Your academic status : Graduate
Their academic status : None
Your gender : Woman
Their gender : Man
Name of the institution(s) : N/A In the field
What were the institutional responses to the harassment (if any)? : Related in story above. In short, there was very little my home university could do. Which is why I started our “A Long Walk Home” student/faculty task force–to begin addressing the gaps in supporting social science students in the field.
What were the institutional/career consequences for the perpetrator(s) (if any)?: N/A
What was the impact of the incident(s) on your academic career? : So far, negligible
What was the impact of the incident(s) on your (mental) health? : I still think about it and worry about it when I am in the field. It makes me mistrustful of men who act overly friendly or who want to spend a lot of time with me even when we have only just met.
What was the impact of the incident(s) on your life choices/ trajectory?: Thankfully, very little. I’m still defending my dissertation on time. My fieldwork was completed on time and I have still been able to work my PhD program without delay. I would say, it has had far more impact on my approach to fieldwork and how I plan for research than it has on my actual trajectory.
What happened? : I was the co director of an archaeological project at the time. My graduate advisor and I were excavating with workers shoving looking on- my grad advisor slapped me on the ass as I was bent over excavating. He had done that once before in a joking manner but this time was particularly demeaning in front of men I was supervising.
Your academic status: Graduate
Their academic status: Advisor
Your gender? : Woman
Their gender: Man
What happened? : As I was interviewing a male anthropology professor for a research project, he unbuckled his pants, put his hand into his pants, and adjusted himself. His lack of respect for me was then compounded when he suddenly told me to leave the room so that he could talk to someone else for 15 minutes. I left, instead of finishing the interview. I reported the incident to my supervisor but nothing happened because my supervisor believed I was “too sensitive” for being rattled by this…and she, herself, was in a precarious academic position. This incident happened within a larger abusive work culture – I was pretty demoralized by this point in my research, and didn’t bother to speak out about it.

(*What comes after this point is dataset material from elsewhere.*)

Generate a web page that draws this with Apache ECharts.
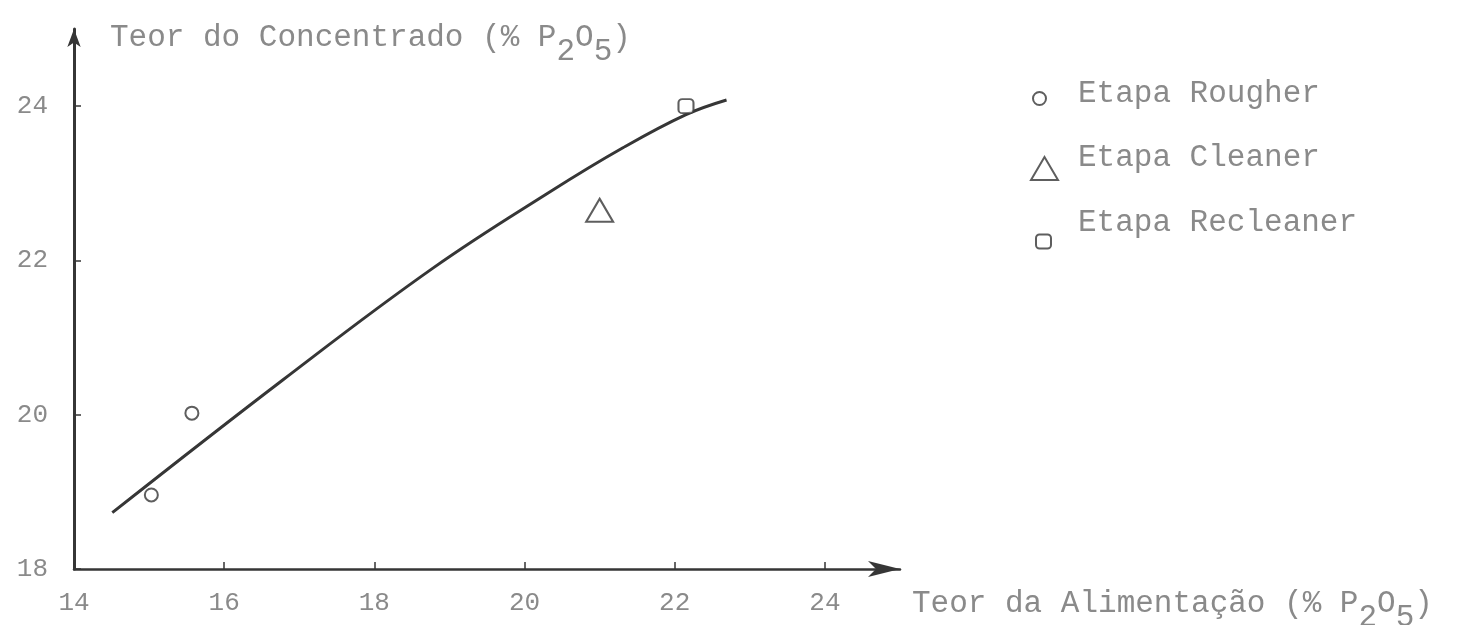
<!DOCTYPE html>
<html>
<head>
<meta charset="utf-8">
<script src="https://cdn.jsdelivr.net/npm/echarts@6/dist/echarts.min.js"></script>
<style>
  html, body { margin: 0; padding: 0; background: #fff; }
  #chart { width: 1458px; height: 625px; }
</style>
</head>
<body>
<div id="chart"></div>
<script>
// Feed grade (x) vs concentrate grade (y), both in % P2O5
const xTicks = [14, 16, 18, 20, 22, 24];
const yTicks = [18, 20, 22, 24];

const seriesNames = ['Etapa Rougher', 'Etapa Cleaner', 'Etapa Recleaner'];
const rougherPts = [[15.03, 18.96], [15.57, 20.02]];
const cleanerPts = [[21.0, 22.65]];
const recleanerPts = [[22.15, 24.0]];

// hand-fitted trend curve through the stages
const trendPts = [
  [14.51, 18.73], [16.78, 20.45], [18.78, 21.90], [20.34, 22.89],
  [21.31, 23.46], [22.15, 23.89], [22.69, 24.08]
];

const FONT = '"Liberation Mono", "DejaVu Sans Mono", monospace';
const TXT = '#8a8a8a';
const INK = '#363636';

const chart = echarts.init(document.getElementById('chart'), null, { renderer: 'canvas' });

// axis titles with lowered subscripts
const subRich = {
  sub: { fontFamily: FONT, fontSize: 31, fill: TXT, padding: [28, 0, 0, 0] },
  n: { fontFamily: FONT, fontSize: 31, fill: TXT }
};

function legendBlock(name, left, top, w, h, padLeft, padBottom) {
  return {
    data: [name],
    orient: 'vertical',
    left: left,
    top: top,
    padding: 0,
    itemWidth: w,
    itemHeight: h,
    selectedMode: false,
    formatter: '{t|{name}}',
    textStyle: {
      rich: {
        t: {
          fontFamily: FONT, fontSize: 31, color: TXT, lineHeight: 34,
          padding: [0, 0, padBottom, padLeft]
        }
      }
    }
  };
}

const hollow = { color: '#fff', borderColor: INK, borderWidth: 2 };

chart.setOption({
  animation: false,
  backgroundColor: '#fff',
  grid: { left: 74, right: 558, top: 29, bottom: 56 },
  xAxis: {
    type: 'value', min: 14, max: 25,
    axisLine: { show: true, symbol: ['none', 'arrow'], symbolSize: [12, 32],
      lineStyle: { color: INK, width: 2.5 } },
    axisTick: { show: true, inside: true, length: 7, customValues: xTicks,
      lineStyle: { color: INK, width: 1.5 } },
    axisLabel: { customValues: xTicks, margin: 21, fontFamily: FONT, fontSize: 26, color: TXT },
    splitLine: { show: false }
  },
  yAxis: {
    type: 'value', min: 18, max: 25,
    axisLine: { show: true, symbol: ['none', 'arrow'], symbolSize: [10, 18],
      lineStyle: { color: INK, width: 3 } },
    axisTick: { show: true, inside: true, length: 7, customValues: yTicks,
      lineStyle: { color: INK, width: 1.5 } },
    axisLabel: { customValues: yTicks, margin: 26, fontFamily: FONT, fontSize: 26, color: TXT },
    splitLine: { show: false }
  },
  legend: [
    legendBlock(seriesNames[0], 1032, 78, 13, 13, 27, 10),
    legendBlock(seriesNames[1], 1030, 142, 27, 23, 15, 22),
    legendBlock(seriesNames[2], 1035, 207, 15, 14, 22, 38)
  ],
  graphic: [
    {
      type: 'text', left: 110, top: 22,
      style: {
        text: '{n|Teor do Concentrado (% P}{sub|2}{n|O}{sub|5}{n|)}',
        fill: TXT,
        rich: subRich
      }
    },
    {
      type: 'text', left: 912, top: 588,
      style: {
        text: '{n|Teor da Alimentação (% P}{sub|2}{n|O}{sub|5}{n|)}',
        fill: TXT,
        rich: subRich
      }
    }
  ],
  series: [
    {
      name: 'trend', type: 'line', data: trendPts, smooth: 0.4,
      showSymbol: false, symbol: 'none', z: 1,
      lineStyle: { color: INK, width: 3 }
    },
    {
      name: seriesNames[0], type: 'scatter', data: rougherPts,
      symbol: 'circle', symbolSize: 13, itemStyle: hollow, z: 3
    },
    {
      name: seriesNames[1], type: 'scatter', data: cleanerPts,
      symbol: 'triangle', symbolSize: [27, 23], itemStyle: hollow, z: 3
    },
    {
      name: seriesNames[2], type: 'scatter', data: recleanerPts,
      symbol: 'roundRect', symbolSize: [15, 14], itemStyle: hollow, z: 3
    }
  ]
});
</script>
</body>
</html>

Your academic status : Post-graduate
Their academic status: High – head of a different department than me but full professor of long standing at the school
Your gender : Woman
Their gender: Man
Institution: A small elite liberal arts college
Institutional responses to the harassment (if any)? : None
Institutional/career consequences for the perpetrator(s) (if any)?: None
Impact of the incident(s) on your academic career? : Negative – no possibility of a full time job in the department
Impact of the incident(s) on your (mental) health? : It was just one of many awful incidents during this post doctoral position (bullying, personal attacks, demeaning treatment, and micromanaging). I had insomnia and depression and my PTSD was triggered regularly.
Impact of the incident(s) on your life choices/ trajectory?: I left academia indefinitely.